I know I’m made for more
And I deeply hate this limiting season...
But let this limitation be not the reality of life, but the necessary transformational stage into a better way of journeying through it.
- Scott Erickson
When I saw this image and caption that my talented friend, Scott Erickson, created, I felt as though he had clearly communicated my heart's struggle. A hopeless ship confined to circumstance that allows it to go nowhere. I'm supposed to be on the ship! Living our dream and calling. Yet the hand of the Almighty, Creator of the Universe, is holding the circumstance tight so that the sail is not an option. "I know I'm made for more and I deeply hate this limiting season." YES! I was living in fullness there, doing what I was created to do. And I hate now living a small life, so limited.

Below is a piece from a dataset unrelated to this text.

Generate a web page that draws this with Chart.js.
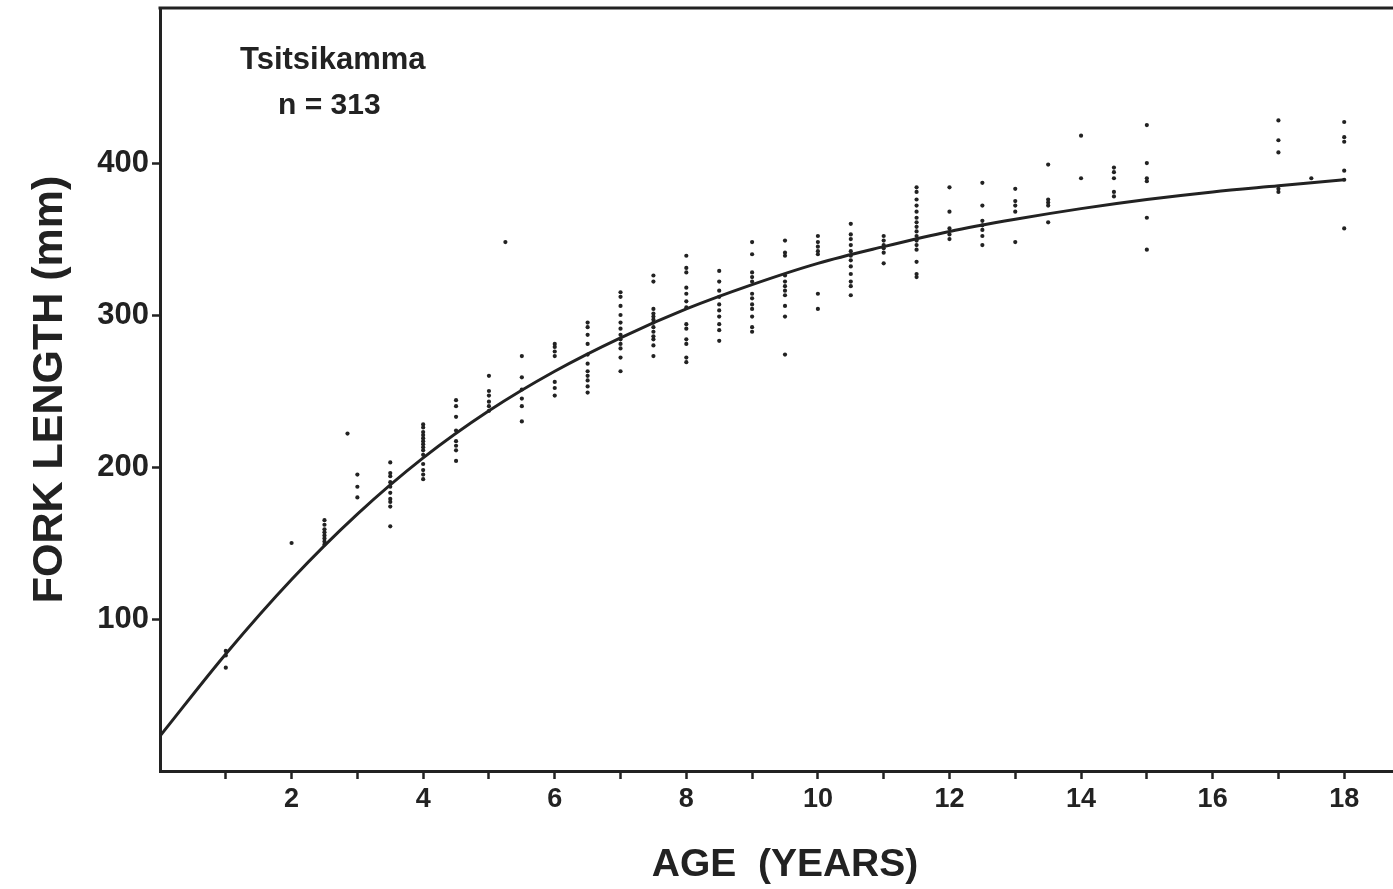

"But let this limitation be not the reality of life, but the necessary transformational stage into a better way of journeying through it." YIKES! Is there something more in this season than heartache? Am I to learn and grow in preparation for what is yet to come?
It's been 18 months since we disembarked the Africa Mercy. And for about 18 months I have cried everyday over that departure with no return. Not a day has gone by when we have not longed for the life we had onboard. Although it wasn’t perfect and it challenged us in many ways, it was rich and purpose filled and simple.
But circumstances – circumstances that were unavoidable happened and took us where we had no choice. I’ve wondered, “will I ever get over this?”
And now, we’re back in a life that we intentionally left behind - busy, bills, kids at school apart from us at work, complicated.
But here we are. And the choice is ours of how we’re going to live here. I can keep crying everyday, changing nothing, or I can listen to C.S. Lewis,
“Crying is all right in its way while it lasts.
But you have to stop sooner or later,
and then you still have to decide what to do.”
– C.S. Lewis, The Silver Chair
Well, the time has come. We’ve decided to stop crying, as much as we have control over it! We recently tore out all the flooring in our new home and replaced it. As the floor was removed, we wrote scripture on the subfloor as a way of sealing God’s promises in the floor of our home and claiming this place as His. Then I handed Roger the Sharpie and asked him (with his artistic flair) to draw a picture of the ship on the floor. “It’s time to burry it. We can’t keep crying everyday and living in the past. We need to enter a new chapter and put the ship under the new floor.”
So, with tears in his eyes, he drew the Africa Mercy on the floor of our kitchen and thanked her for the adventure of a lifetime and added “We’ll be back, God willing.”
We left for a long weekend in Florida, celebrating the wedding of a dear Mercy Ships nurse that we love, and when we returned, all things were new. The ship was not longer visible under the beautiful new wood.
Now we must decide what to do!
much love to you all in this new place you find yourselves in. I feel like circumstances beyond our control have been what God has used most often in my own life to take me places I never would have chosen to go on my own.
I love this.
And, btw, I didn't know that you knew Scott Erickson! Liberty gave me one of his art/prayer books a few years ago and I really enjoyed reading Honest Advent last year!!!